*Problem description*. Only a number is required: how many lines of the material contain the word "this"?

[Code that draws figures]

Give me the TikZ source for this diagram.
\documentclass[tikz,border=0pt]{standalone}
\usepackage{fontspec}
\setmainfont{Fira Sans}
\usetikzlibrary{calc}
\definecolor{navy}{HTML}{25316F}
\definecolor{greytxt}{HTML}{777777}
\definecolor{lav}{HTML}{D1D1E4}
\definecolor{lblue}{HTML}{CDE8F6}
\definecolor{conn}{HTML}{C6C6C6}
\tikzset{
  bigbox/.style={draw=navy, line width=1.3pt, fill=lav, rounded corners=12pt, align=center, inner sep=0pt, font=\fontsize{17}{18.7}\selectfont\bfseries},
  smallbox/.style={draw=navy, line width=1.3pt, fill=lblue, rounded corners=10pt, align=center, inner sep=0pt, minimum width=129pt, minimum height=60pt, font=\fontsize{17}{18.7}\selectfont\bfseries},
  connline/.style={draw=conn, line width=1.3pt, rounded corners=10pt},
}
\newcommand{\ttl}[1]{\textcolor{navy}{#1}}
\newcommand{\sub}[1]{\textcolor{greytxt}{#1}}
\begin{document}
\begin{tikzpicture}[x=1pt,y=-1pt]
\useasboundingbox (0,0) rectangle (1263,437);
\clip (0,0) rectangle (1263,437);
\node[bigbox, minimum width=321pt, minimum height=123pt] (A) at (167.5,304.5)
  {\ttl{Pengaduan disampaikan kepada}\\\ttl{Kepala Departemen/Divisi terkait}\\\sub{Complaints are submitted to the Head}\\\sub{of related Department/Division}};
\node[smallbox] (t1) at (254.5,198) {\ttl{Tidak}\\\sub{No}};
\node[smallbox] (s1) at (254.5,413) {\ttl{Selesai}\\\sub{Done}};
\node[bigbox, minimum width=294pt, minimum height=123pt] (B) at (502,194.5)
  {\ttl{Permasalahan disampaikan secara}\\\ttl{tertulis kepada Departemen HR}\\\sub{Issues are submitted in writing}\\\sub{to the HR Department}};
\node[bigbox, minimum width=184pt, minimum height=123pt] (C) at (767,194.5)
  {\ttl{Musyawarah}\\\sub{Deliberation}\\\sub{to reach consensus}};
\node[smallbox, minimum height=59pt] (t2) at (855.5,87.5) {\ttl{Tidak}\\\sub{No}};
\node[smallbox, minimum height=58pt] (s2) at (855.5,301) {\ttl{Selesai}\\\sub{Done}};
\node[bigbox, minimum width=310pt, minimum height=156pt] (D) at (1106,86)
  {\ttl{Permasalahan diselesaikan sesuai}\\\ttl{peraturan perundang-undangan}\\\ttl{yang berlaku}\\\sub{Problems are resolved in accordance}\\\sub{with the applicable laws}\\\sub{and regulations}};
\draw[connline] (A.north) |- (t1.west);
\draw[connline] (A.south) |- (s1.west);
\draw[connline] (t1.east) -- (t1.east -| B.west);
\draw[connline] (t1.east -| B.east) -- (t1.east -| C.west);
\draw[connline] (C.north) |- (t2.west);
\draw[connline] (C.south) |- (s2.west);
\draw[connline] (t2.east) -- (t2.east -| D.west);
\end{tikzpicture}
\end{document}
...
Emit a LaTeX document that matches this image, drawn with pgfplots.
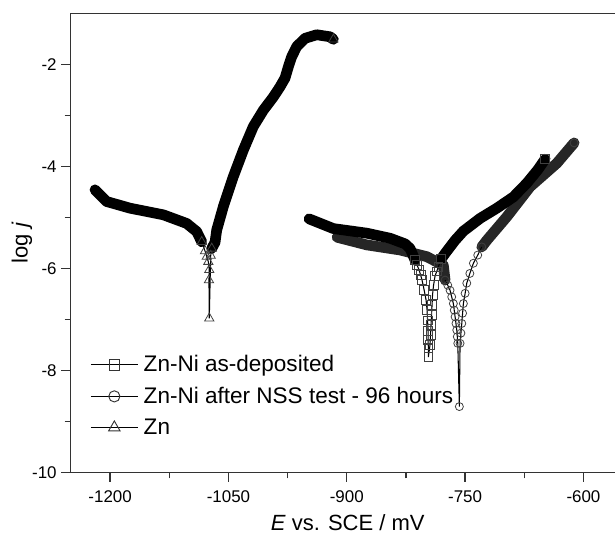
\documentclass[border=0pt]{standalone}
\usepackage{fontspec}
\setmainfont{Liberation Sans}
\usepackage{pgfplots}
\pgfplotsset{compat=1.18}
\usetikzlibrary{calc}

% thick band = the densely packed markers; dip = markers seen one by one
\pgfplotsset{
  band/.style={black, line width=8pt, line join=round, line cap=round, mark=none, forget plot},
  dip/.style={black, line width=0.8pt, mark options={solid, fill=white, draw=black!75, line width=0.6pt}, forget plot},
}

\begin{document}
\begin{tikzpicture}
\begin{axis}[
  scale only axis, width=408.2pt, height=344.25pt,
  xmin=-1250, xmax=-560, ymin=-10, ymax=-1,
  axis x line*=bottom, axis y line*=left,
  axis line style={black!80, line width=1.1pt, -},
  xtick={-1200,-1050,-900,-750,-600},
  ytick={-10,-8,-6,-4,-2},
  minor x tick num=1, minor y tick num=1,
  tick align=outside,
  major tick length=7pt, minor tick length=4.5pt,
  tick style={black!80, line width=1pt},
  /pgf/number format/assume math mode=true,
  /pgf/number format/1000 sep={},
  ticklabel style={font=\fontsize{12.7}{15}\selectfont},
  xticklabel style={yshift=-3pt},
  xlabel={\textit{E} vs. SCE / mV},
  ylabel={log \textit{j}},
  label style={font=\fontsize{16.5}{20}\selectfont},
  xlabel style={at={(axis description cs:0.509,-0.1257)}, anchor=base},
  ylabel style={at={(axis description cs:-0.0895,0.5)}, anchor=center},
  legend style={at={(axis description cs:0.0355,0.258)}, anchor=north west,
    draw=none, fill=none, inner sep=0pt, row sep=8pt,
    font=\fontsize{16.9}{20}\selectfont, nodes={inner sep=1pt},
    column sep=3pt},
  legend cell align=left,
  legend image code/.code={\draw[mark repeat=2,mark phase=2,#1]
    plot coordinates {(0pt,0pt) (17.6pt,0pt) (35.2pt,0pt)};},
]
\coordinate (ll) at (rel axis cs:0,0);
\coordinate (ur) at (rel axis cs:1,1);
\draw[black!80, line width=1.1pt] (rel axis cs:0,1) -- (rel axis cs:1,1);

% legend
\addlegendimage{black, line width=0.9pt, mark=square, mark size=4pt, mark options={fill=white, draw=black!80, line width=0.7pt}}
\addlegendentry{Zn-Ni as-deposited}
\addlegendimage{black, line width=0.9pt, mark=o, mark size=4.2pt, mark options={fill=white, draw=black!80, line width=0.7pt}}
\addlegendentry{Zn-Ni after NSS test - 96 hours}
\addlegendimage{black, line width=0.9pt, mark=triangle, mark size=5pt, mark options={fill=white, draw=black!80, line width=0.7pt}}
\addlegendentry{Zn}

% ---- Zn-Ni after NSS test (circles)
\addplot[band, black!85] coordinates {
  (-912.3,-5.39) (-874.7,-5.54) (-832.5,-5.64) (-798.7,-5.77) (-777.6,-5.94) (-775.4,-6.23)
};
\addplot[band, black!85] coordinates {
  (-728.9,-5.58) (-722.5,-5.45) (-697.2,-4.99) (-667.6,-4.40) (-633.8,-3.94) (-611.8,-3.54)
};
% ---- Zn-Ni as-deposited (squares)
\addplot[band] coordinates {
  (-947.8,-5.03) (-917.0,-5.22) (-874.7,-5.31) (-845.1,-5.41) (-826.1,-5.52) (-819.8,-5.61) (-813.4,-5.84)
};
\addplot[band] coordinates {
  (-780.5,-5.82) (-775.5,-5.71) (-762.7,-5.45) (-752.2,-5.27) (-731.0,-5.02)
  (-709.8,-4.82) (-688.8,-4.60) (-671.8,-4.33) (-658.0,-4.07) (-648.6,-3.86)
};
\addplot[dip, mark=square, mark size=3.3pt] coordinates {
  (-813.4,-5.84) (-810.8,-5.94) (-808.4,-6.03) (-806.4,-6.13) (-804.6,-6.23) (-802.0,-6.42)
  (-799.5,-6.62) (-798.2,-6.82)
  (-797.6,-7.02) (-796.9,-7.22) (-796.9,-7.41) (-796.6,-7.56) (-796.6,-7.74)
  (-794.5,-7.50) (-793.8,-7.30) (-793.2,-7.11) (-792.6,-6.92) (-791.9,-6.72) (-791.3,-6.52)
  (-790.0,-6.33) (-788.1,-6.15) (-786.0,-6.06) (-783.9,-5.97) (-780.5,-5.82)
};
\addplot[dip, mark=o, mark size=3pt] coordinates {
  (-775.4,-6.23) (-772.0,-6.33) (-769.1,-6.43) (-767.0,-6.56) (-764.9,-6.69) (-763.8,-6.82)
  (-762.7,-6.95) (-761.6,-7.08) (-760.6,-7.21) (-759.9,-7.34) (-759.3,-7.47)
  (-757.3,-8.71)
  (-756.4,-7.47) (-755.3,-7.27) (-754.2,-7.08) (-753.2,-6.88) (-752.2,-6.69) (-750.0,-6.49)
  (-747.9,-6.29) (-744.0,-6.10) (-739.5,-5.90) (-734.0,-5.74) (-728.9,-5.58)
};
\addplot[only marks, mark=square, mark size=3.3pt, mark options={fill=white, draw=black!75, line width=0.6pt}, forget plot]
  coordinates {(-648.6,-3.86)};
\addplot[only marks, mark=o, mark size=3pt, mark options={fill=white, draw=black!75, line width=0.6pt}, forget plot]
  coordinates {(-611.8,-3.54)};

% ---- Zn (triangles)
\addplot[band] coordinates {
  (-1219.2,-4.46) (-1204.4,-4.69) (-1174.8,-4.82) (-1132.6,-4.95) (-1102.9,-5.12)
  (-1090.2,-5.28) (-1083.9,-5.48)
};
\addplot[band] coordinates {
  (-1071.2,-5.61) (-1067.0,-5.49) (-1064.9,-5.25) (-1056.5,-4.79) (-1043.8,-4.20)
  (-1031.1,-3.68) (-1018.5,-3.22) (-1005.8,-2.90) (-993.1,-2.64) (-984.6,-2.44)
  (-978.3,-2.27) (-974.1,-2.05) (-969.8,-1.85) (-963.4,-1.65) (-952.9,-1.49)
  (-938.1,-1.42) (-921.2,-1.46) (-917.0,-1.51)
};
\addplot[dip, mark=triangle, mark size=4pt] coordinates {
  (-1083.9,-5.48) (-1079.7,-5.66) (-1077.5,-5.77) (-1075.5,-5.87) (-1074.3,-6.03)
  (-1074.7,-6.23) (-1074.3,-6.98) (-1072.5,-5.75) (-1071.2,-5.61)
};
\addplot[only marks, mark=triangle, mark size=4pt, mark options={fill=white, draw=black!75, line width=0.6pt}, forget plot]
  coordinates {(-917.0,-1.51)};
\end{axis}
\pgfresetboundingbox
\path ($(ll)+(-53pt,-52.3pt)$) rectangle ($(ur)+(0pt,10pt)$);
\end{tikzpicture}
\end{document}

*Written answer*. 2